Outlook:

It’s possible the Italian election will change everything back to fear and loathing of peripheral debt. Draghi doused that fire with “whatever it takes” and yields have been grinding steadily lower, but everyone knows that the real fix is going to take years, and confidence in the fix depends on keeping clowns like Berlusconi out of the picture. Monti was the best thing to happen to Italy and the voters should have the brains to elect him for real this time, or at least put him in the position to form a coalition. But remember the voters rejecting Churchill after the war.

The other big news--and hardly any less political--is Bernanke’s semi-annual testimony to Congress, starting with the Senate on Tuesday and the House the next day. He will be pressed hard to address the exit from QE, not least because a member has written a letter demanding he address the exit.
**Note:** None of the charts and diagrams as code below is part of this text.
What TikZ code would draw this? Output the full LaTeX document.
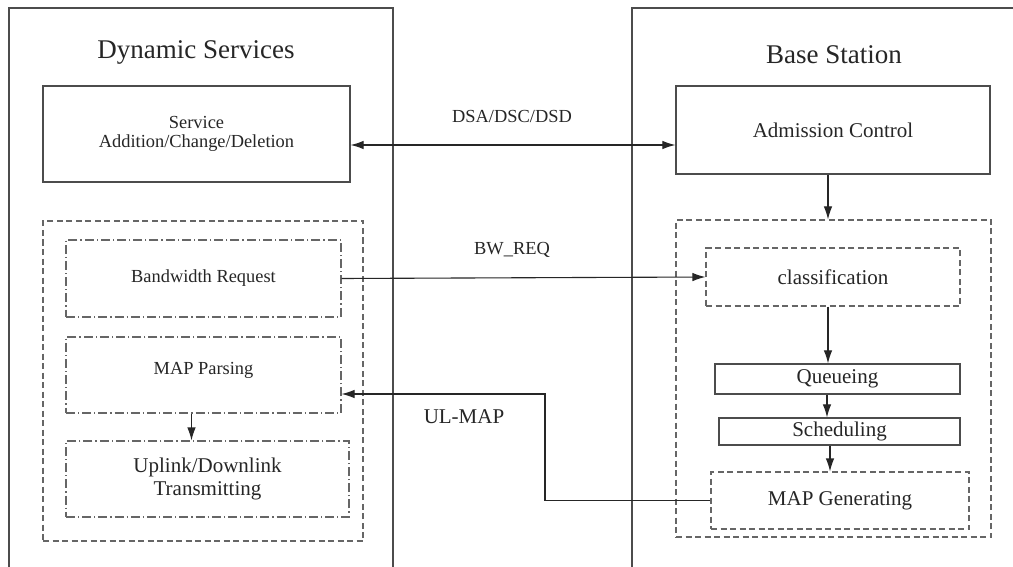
\documentclass[tikz,border=0pt]{standalone}
\usepackage{fontspec}
\setmainfont{Liberation Serif}
\usetikzlibrary{arrows.meta,calc}

\tikzset{
  frame/.style={draw=black!70, line width=1.3pt},
  solidbox/.style={draw=black!70, line width=1.2pt, inner sep=0pt, align=center, text=black!85},
  groupbox/.style={draw=black!60, line width=1.1pt, dash pattern=on 6pt off 3.5pt, inner sep=0pt},
  dashbox/.style={draw=black!60, line width=1.1pt, dash pattern=on 6pt off 3.5pt, inner sep=0pt, align=center, text=black!85},
  dotbox/.style={draw=black!60, line width=1.1pt, dash pattern=on 9pt off 3pt on 1.2pt off 3pt, inner sep=0pt, align=center, text=black!85},
  conn/.style={draw=black!85, line width=1.1pt},
  tip/.style={-{Latex[length=13pt,width=8.5pt]}},
  lbl/.style={text=black!85, inner sep=0pt},
  big/.style={font=\fontsize{27}{30}\selectfont},
  mid/.style={font=\fontsize{21}{23}\selectfont},
  small/.style={font=\fontsize{18.4}{19.5}\selectfont},
}

\begin{document}
\begin{tikzpicture}[x=1pt,y=-1pt]
  \useasboundingbox (0,0) rectangle (1013,567);
  \fill[white] (0,0) rectangle (1013,567);

  % two outer frames, open towards the bottom edge
  \draw[frame] (9,580) -- (9,8) -- (393,8) -- (393,580);
  \draw[frame] (1030,8) -- (632,8) -- (632,580);

  \node[lbl,big] (dstitle) at (196,52) {Dynamic Services};
  \node[lbl,big] (bstitle) at (834,55) {Base Station};

  % dynamic services side
  \node[solidbox,small,minimum width=307pt,minimum height=96pt] (svc) at (196.5,134) {Service\\Addition/Change/Deletion};
  \node[groupbox,minimum width=320pt,minimum height=320pt] (lgroup) at (203,381) {};
  \node[dotbox,small,minimum width=275pt,minimum height=77pt] (bw) at (203.5,278.5) {Bandwidth Request};
  \node[dotbox,small,minimum width=275pt,minimum height=76pt] (mp) at (203.5,375) {MAP Parsing\\[-7pt]\mbox{}};
  \node[dotbox,mid,minimum width=283pt,minimum height=76pt] (ul) at (207.5,479) {Uplink/Downlink\\Transmitting};

  % base station side
  \node[solidbox,mid,minimum width=314pt,minimum height=88pt] (adm) at (833,130) {Admission Control};
  \node[groupbox,minimum width=315pt,minimum height=317pt] (rgroup) at (833.5,378.5) {};
  \node[dashbox,mid,minimum width=254pt,minimum height=58pt] (cls) at (833,277) {classification};
  \node[solidbox,mid,minimum width=245pt,minimum height=30pt] (queue) at (837.5,379) {Queueing};
  \node[solidbox,mid,minimum width=241pt,minimum height=27pt] (sched) at (839.5,431.5) {Scheduling};
  \node[dashbox,mid,minimum width=258pt,minimum height=57pt] (mg) at (840,500.5) {MAP Generating};

  % message labels
  \node[lbl,small] (dsa) at (512,116) {DSA/DSC/DSD};
  \node[lbl,small] (bwreq) at (512,250) {BW\_REQ};
  \node[lbl,mid] (ulmap) at (464,417) {UL-MAP};

  \coordinate (ulbend) at (545,0);

  % connectors
  \draw[conn,{Latex[length=13pt,width=8.5pt]}-{Latex[length=13pt,width=8.5pt]}]
    ([yshift=-11pt]svc.east) -- ([yshift=-11pt]svc.east -| adm.west);
  \draw[conn,tip] ([xshift=-5pt]adm.south) -- ([xshift=-5pt]adm.south |- rgroup.north);
  \draw[conn,tip] (bw.east) -- (cls.west);
  \draw[conn,tip] ([xshift=-5pt]cls.south) -- ([xshift=-5pt]cls.south |- queue.north);
  \draw[conn,tip] ([xshift=-6pt]queue.south -| cls.south) -- ([xshift=-6pt]sched.north -| cls.south);
  \draw[conn,tip] ([xshift=-3pt]sched.south -| cls.south) -- ([xshift=-3pt]mg.north -| cls.south);
  \draw[conn,tip] ([xshift=-12pt]mp.south) -- ([xshift=-12pt]mp.south |- ul.north);
  \draw[conn,tip] (mg.west) -- (mg.west -| ulbend) |- ([yshift=-19pt]mp.east);
\end{tikzpicture}
\end{document}
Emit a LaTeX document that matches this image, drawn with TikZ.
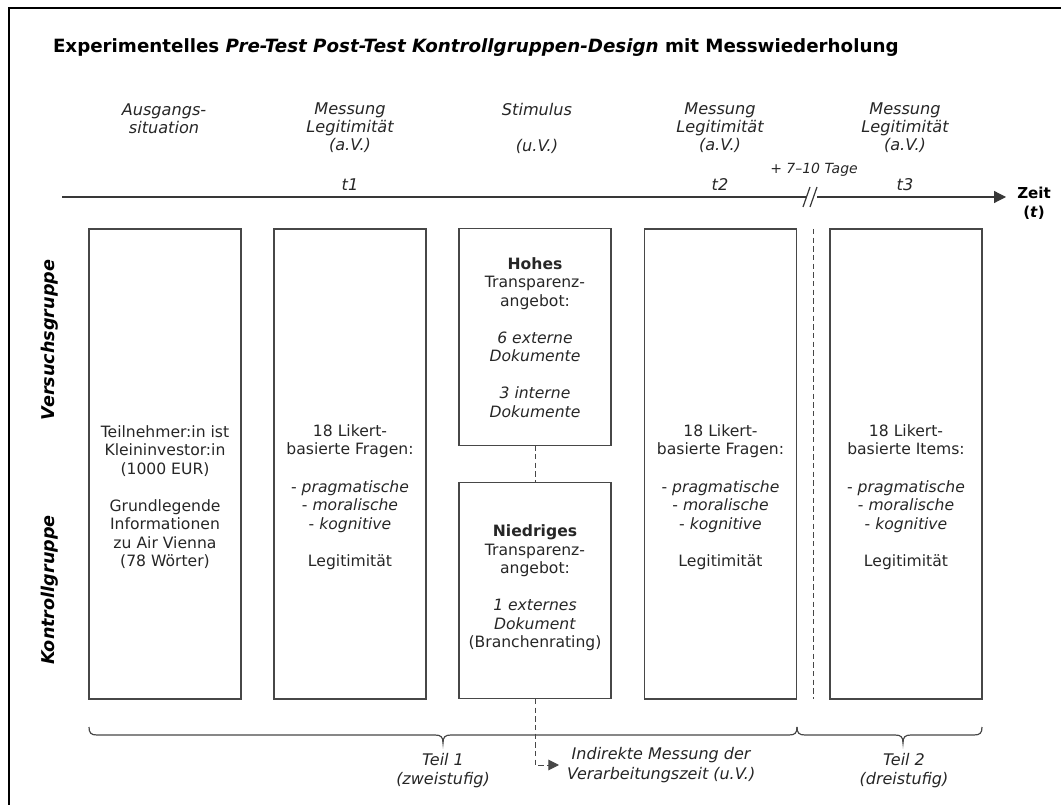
\documentclass[tikz,border=0pt]{standalone}
\usepackage{fontspec}
\setmainfont{DejaVu Sans}
\usetikzlibrary{arrows.meta,calc}
\tikzset{
 every node/.style={inner sep=0pt, outer sep=0pt},
 txt/.style={align=center, font=\fontsize{11.7}{13.9}\selectfont, text=black!85},
 hdr/.style={align=center, font=\fontsize{12.1}{13.5}\selectfont\itshape, text=black!85},
 box/.style={draw=black!72, line width=0.9pt, minimum width=114pt},
 tall/.style={box, minimum height=352.5pt},
 half/.style={box, minimum height=162.5pt},
 dashline/.style={draw=black!72, line width=0.75pt, dash pattern=on 4pt off 2.5pt},
 axisline/.style={draw=black!78, line width=0.9pt},
 grp/.style={rotate=90, font=\fontsize{13.2}{15}\selectfont\bfseries\itshape},
 bracepath/.style={draw=black!72, line width=0.9pt},
}
\begin{document}
\begin{tikzpicture}[x=0.75pt,y=-0.75pt]
\useasboundingbox (0,0) rectangle (1061,805);
\draw[line width=1.5pt] (9,805) -- (9,8) -- (1061,8);

\node[anchor=base west, font=\fontsize{13.7}{15}\selectfont\bfseries] (title) at (53,53)
  {Experimentelles \textit{Pre-Test Post-Test Kontrollgruppen-Design} mit Messwiederholung};

% headers
\node[hdr] (h1) at (164,119) {Ausgangs-\\situation};
\node[hdr] (h2) at (350,128) {Messung\\Legitimität\\(a.V.)};
\node[hdr] (h3) at (537,128) {Stimulus\\[13.5pt](u.V.)};
\node[hdr] (h4) at (720,128) {Messung\\Legitimität\\(a.V.)};
\node[hdr] (h5) at (905,128) {Messung\\Legitimität\\(a.V.)};
\node[hdr] (t1) at (350,185) {t1};
\node[hdr] (t2) at (720,185) {t2};
\node[hdr] (t3) at (905,185) {t3};
\node[hdr, font=\fontsize{10.5}{12}\selectfont\itshape] (tage) at (814,170) {+ 7–10 Tage};

% time axis
\coordinate (ax0) at (62,197);
\coordinate (axb1) at (807,197);
\coordinate (axb2) at (817,197);
\coordinate (ax1) at (1006,197);
\draw[axisline] (ax0) -- (axb1);
\draw[axisline,-{Triangle[length=9pt,width=9pt]}] (axb2) -- (ax1);
\draw[axisline] (803,207) -- (810,187);
\draw[axisline] (810,207) -- (817,187);
\node[align=center, font=\fontsize{11.3}{14}\selectfont\bfseries] (zeit) at (1034,203) {Zeit\\(\textit{t})};

% group labels
\node[grp] (vg) at (50,340) {Versuchsgruppe};
\node[grp] (kg) at (50,590) {Kontrollgruppe};

% boxes
\node[tall] (b1) at (165,464) {};
\node[tall] (b2) at (350,464) {};
\node[half] (hi) at (535,337) {};
\node[half] (lo) at (535,590.5) {};
\node[tall] (b4) at (720.5,464) {};
\node[tall] (b5) at (906,464) {};

\node[txt] (b1t) at (165,497) {Teilnehmer:in ist\\Kleininvestor:in\\(1000 EUR)\\[13.9pt]Grundlegende\\Informationen\\zu Air Vienna\\(78 Wörter)};
\node[txt] (b2t) at (350,497) {18 Likert-\\basierte Fragen:\\[13.9pt]- \textit{pragmatische}\\- \textit{moralische}\\- \textit{kognitive}\\[13.9pt]Legitimität};
\node[txt] (hit) at (535,337.5) {\textbf{Hohes}\\Transparenz-\\angebot:\\[13.9pt]\textit{6 externe}\\\textit{Dokumente}\\[13.9pt]\textit{3 interne}\\\textit{Dokumente}};
\node[txt] (lot) at (535,588) {\textbf{Niedriges}\\Transparenz-\\angebot:\\[13.9pt]\textit{1 externes}\\\textit{Dokument}\\(Branchenrating)};
\node[txt] (b4t) at (720.5,497) {18 Likert-\\basierte Fragen:\\[13.9pt]- \textit{pragmatische}\\- \textit{moralische}\\- \textit{kognitive}\\[13.9pt]Legitimität};
\node[txt] (b5t) at (906,497) {18 Likert-\\basierte Items:\\[13.9pt]- \textit{pragmatische}\\- \textit{moralische}\\- \textit{kognitive}\\[13.9pt]Legitimität};

% dashed connectors
\draw[dashline] (hi.south) -- (lo.north);
\draw[dashline] ($(b4.north east)!0.5!(b5.north west)$) -- ($(b4.south east)!0.5!(b5.south west)$);
\coordinate (arr) at (559,765);
\draw[dashline,-{Triangle[length=8pt,width=8pt]}] (lo.south) |- (arr);
\node[align=center, font=\fontsize{12}{15}\selectfont\itshape, text=black!85, anchor=west] (ind) at (567,765)
  {Indirekte Messung der\\Verarbeitungszeit (u.V.)};

% braces
\draw[bracepath] (89,727) .. controls (89,733) and (91,735) .. (97,735) -- (435,735)
  .. controls (441,735) and (443,737) .. (443,743) .. controls (443,737) and (445,735) .. (451,735)
  -- (789,735) .. controls (795,735) and (797,733) .. (797,727);
\draw[bracepath] (797,727) .. controls (797,733) and (799,735) .. (805,735) -- (895,735)
  .. controls (901,735) and (903,737) .. (903,743) .. controls (903,737) and (905,735) .. (911,735)
  -- (974,735) .. controls (980,735) and (982,733) .. (982,727);
\node[align=center, font=\fontsize{12}{14.25}\selectfont\itshape, text=black!85] (teil1) at (443,771) {Teil 1\\(zweistufig)};
\node[align=center, font=\fontsize{12}{14.25}\selectfont\itshape, text=black!85] (teil2) at (904,771) {Teil 2\\(dreistufig)};
\end{tikzpicture}
\end{document}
According to Wall Street guru Lynne, Rep Jordan (R, Ohio) demanded documentation by March 5 on the research done by the Fed on how it will withdraw accommodation. The WSJ published the story Feb 19 but it has received little notice. We do not know whether the Fed is required to respond but it must weigh on Mr. Bernanke. After all, the Fed balance sheet is now $3 trillion.

But this week it is widely expected he will say as little as possible about plans for the exit and will instead point out that the Fed is stalled on any such plans because of the drag the sequester will place on the economy. In other words, no exit this year, and the stock market crowd will just love it.

This raises the issue of why the dollar is not being punished for dysfunction in Washington. At a guess, the markets approve of the US finally showing concern about over-indebtedness and will worry about growth tomorrow. A major cut like the sequester, badly formulated though it may be, is better than the usual American arrogance that “debt doesn’t matter” (as we used to hear from the Bush VP).

While the political stuff is going on, data this week includes GDP from a host of countries, including the US, Canada, Switzerland, Sweden and the U, plus German and eurozone inflation. We have a slew of Fed speakers, and today, the Chicago and Dallas Fed activity reports. Tomorrow it’s the Case-Shiller housing market report, the Richmond Fed and the Conference Board. Wednesday it’s Jan durables and pending home sales, and Thursday the second estimate of Q4 GDP, Chicago PMI, weekly jobless claims and a ton of European data. Friday brings the sequester, Feb manufacturing ISM, personal income and spending, Jan construction spending and the final University of Michigan consumer sentiment for Feb.

The safe bet (so far) is to expect trends in place to remain in place, meaning down with the euro, pound and yen, backed up by the occasional rhetorical spur from Tokyo and bad economic data from the eurozone. The sequester is just a silly sideshow in this context.